What is expected: Give an exact transcription of every line, dropping the images.

Provided data:
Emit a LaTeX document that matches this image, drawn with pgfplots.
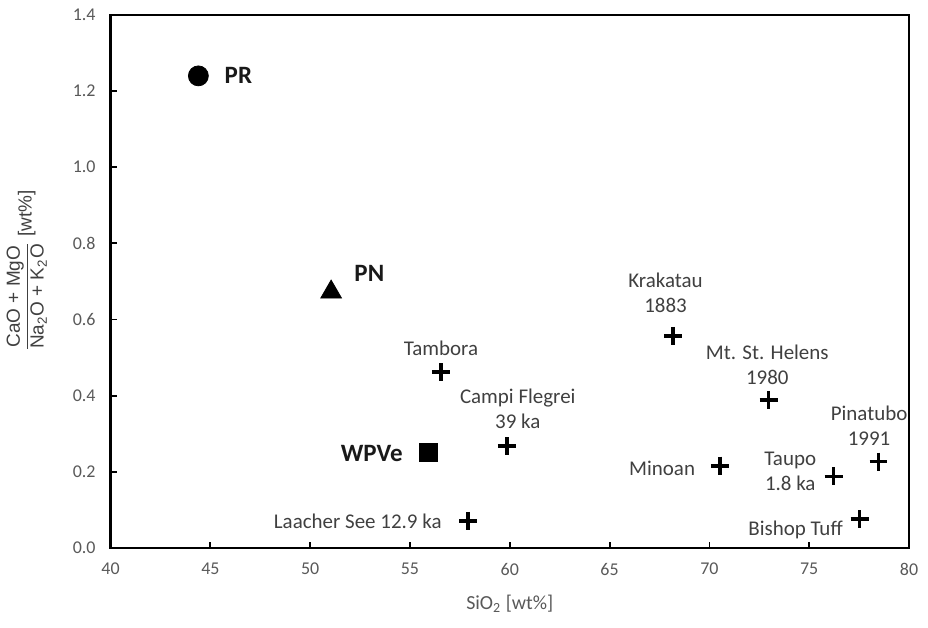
\documentclass[border=0pt]{standalone}
\usepackage{amsmath}
\usepackage{fontspec}
\setmainfont{Carlito}
\newfontfamily\arial{Liberation Sans}
\usepackage{pgfplots}
\pgfplotsset{compat=1.18}
\definecolor{ticktext}{HTML}{595959}
\definecolor{annot}{HTML}{404040}

\begin{document}
\begin{tikzpicture}
\begin{axis}[
    scale only axis,
    width=400pt, height=267pt,
    xmin=40, xmax=80, ymin=0, ymax=1.4,
    xtick distance=5, ytick distance=0.2,
    tick pos=left, tick align=inside,
    major tick length=3pt,
    tick style={black, line width=0.9pt},
    axis line style={black, line width=1.3pt},
    clip=false,
    /pgf/number format/assume math mode=true,
    ticklabel style={font=\fontsize{9}{10.5}\selectfont, text=ticktext},
    yticklabel style={/pgf/number format/fixed, /pgf/number format/fixed zerofill,
      /pgf/number format/precision=1, xshift=-4pt},
    xticklabel style={yshift=-4pt},
    xlabel={SiO\textsubscript{2} [wt\%]},
    xlabel style={at={(axis description cs:0.5,-0.105)}, anchor=center,
      font=\fontsize{10}{12}\selectfont, text=ticktext},
    ylabel={\arial$\dfrac{\mbox{CaO + MgO}}{\mbox{Na\textsubscript{2}O + K\textsubscript{2}O}}$ [wt\%]},
    ylabel style={at={(axis description cs:-0.105,0.52)}, anchor=center,
      font=\fontsize{9.5}{11}\selectfont, text=annot},
]
% PR
\addplot[only marks, mark=*, mark size=5pt, black] coordinates {(44.4,1.24)};
% PN
\addplot[only marks, mark=triangle*, mark size=6pt, black] coordinates {(51.05,0.672)};
% WPVe
\addplot[only marks, mark=square*, mark size=4.5pt, black] coordinates {(55.9,0.252)};
% other eruptions
\addplot[only marks, mark=+, mark size=4.5pt, black, line width=1.8pt] coordinates {
    (56.55,0.462)  % Tambora
    (59.85,0.267)  % Campi Flegrei
    (57.92,0.071)  % Laacher See
    (68.18,0.557)  % Krakatau
    (72.97,0.389)  % Mt. St. Helens
    (70.52,0.216)  % Minoan
    (76.22,0.188)  % Taupo
    (78.47,0.227)  % Pinatubo
    (77.52,0.076)  % Bishop Tuff
};

\coordinate (sw) at (rel axis cs:0,0);
\coordinate (ne) at (rel axis cs:1,1);

\begin{scope}[every node/.style={inner sep=0pt, font=\fontsize{12.5}{14}\selectfont\bfseries, text=black!90}]
\node[anchor=west] at (axis cs:45.7,1.24) {PR};
\node[anchor=west] at (axis cs:52.2,0.72) {PN};
\node[anchor=east] at (axis cs:54.65,0.248) {WPVe};
\end{scope}

\begin{scope}[every node/.style={inner sep=0pt, align=center, font=\fontsize{10.5}{12.5}\selectfont, text=annot}]
\node at (axis cs:56.55,0.524) {Tambora};
\node at (axis cs:60.4,0.366) {Campi Flegrei\\39 ka};
\node[anchor=east] at (axis cs:56.6,0.069) {Laacher See 12.9 ka};
\node at (axis cs:67.8,0.67) {Krakatau\\1883};
\node at (axis cs:72.9,0.48) {Mt. St. Helens\\1980};
\node[anchor=east] at (axis cs:69.3,0.21) {Minoan};
\node at (axis cs:74.05,0.2) {Taupo\\1.8 ka};
\node at (axis cs:78.0,0.322) {Pinatubo\\1991};
\node[anchor=base east] at (axis cs:76.7,0.032) {Bishop Tuff};
\end{scope}
\end{axis}
\path ([shift={(-54.5pt,-40pt)}]sw) rectangle ([shift={(9.5pt,7.5pt)}]ne);
\end{tikzpicture}
\end{document}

Solution below:
Emit a LaTeX document that matches this image, drawn with pgfplots.
\documentclass[border=0pt]{standalone}
\usepackage{amsmath}
\usepackage{fontspec}
\setmainfont{Carlito}
\newfontfamily\arial{Liberation Sans}
\usepackage{pgfplots}
\pgfplotsset{compat=1.18}
\definecolor{ticktext}{HTML}{595959}
\definecolor{annot}{HTML}{404040}

\begin{document}
\begin{tikzpicture}
\begin{axis}[
    scale only axis,
    width=400pt, height=267pt,
    xmin=40, xmax=80, ymin=0, ymax=1.4,
    xtick distance=5, ytick distance=0.2,
    tick pos=left, tick align=inside,
    major tick length=3pt,
    tick style={black, line width=0.9pt},
    axis line style={black, line width=1.3pt},
    clip=false,
    /pgf/number format/assume math mode=true,
    ticklabel style={font=\fontsize{9}{10.5}\selectfont, text=ticktext},
    yticklabel style={/pgf/number format/fixed, /pgf/number format/fixed zerofill,
      /pgf/number format/precision=1, xshift=-4pt},
    xticklabel style={yshift=-4pt},
    xlabel={SiO\textsubscript{2} [wt\%]},
    xlabel style={at={(axis description cs:0.5,-0.105)}, anchor=center,
      font=\fontsize{10}{12}\selectfont, text=ticktext},
    ylabel={\arial$\dfrac{\mbox{CaO + MgO}}{\mbox{Na\textsubscript{2}O + K\textsubscript{2}O}}$ [wt\%]},
    ylabel style={at={(axis description cs:-0.105,0.52)}, anchor=center,
      font=\fontsize{9.5}{11}\selectfont, text=annot},
]
% PR
\addplot[only marks, mark=*, mark size=5pt, black] coordinates {(44.4,1.24)};
% PN
\addplot[only marks, mark=triangle*, mark size=6pt, black] coordinates {(51.05,0.672)};
% WPVe
\addplot[only marks, mark=square*, mark size=4.5pt, black] coordinates {(55.9,0.252)};
% other eruptions
\addplot[only marks, mark=+, mark size=4.5pt, black, line width=1.8pt] coordinates {
    (56.55,0.462)  % Tambora
    (59.85,0.267)  % Campi Flegrei
    (57.92,0.071)  % Laacher See
    (68.18,0.557)  % Krakatau
    (72.97,0.389)  % Mt. St. Helens
    (70.52,0.216)  % Minoan
    (76.22,0.188)  % Taupo
    (78.47,0.227)  % Pinatubo
    (77.52,0.076)  % Bishop Tuff
};

\coordinate (sw) at (rel axis cs:0,0);
\coordinate (ne) at (rel axis cs:1,1);

\begin{scope}[every node/.style={inner sep=0pt, font=\fontsize{12.5}{14}\selectfont\bfseries, text=black!90}]
\node[anchor=west] at (axis cs:45.7,1.24) {PR};
\node[anchor=west] at (axis cs:52.2,0.72) {PN};
\node[anchor=east] at (axis cs:54.65,0.248) {WPVe};
\end{scope}

\begin{scope}[every node/.style={inner sep=0pt, align=center, font=\fontsize{10.5}{12.5}\selectfont, text=annot}]
\node at (axis cs:56.55,0.524) {Tambora};
\node at (axis cs:60.4,0.366) {Campi Flegrei\\39 ka};
\node[anchor=east] at (axis cs:56.6,0.069) {Laacher See 12.9 ka};
\node at (axis cs:67.8,0.67) {Krakatau\\1883};
\node at (axis cs:72.9,0.48) {Mt. St. Helens\\1980};
\node[anchor=east] at (axis cs:69.3,0.21) {Minoan};
\node at (axis cs:74.05,0.2) {Taupo\\1.8 ka};
\node at (axis cs:78.0,0.322) {Pinatubo\\1991};
\node[anchor=base east] at (axis cs:76.7,0.032) {Bishop Tuff};
\end{scope}
\end{axis}
\path ([shift={(-54.5pt,-40pt)}]sw) rectangle ([shift={(9.5pt,7.5pt)}]ne);
\end{tikzpicture}
\end{document}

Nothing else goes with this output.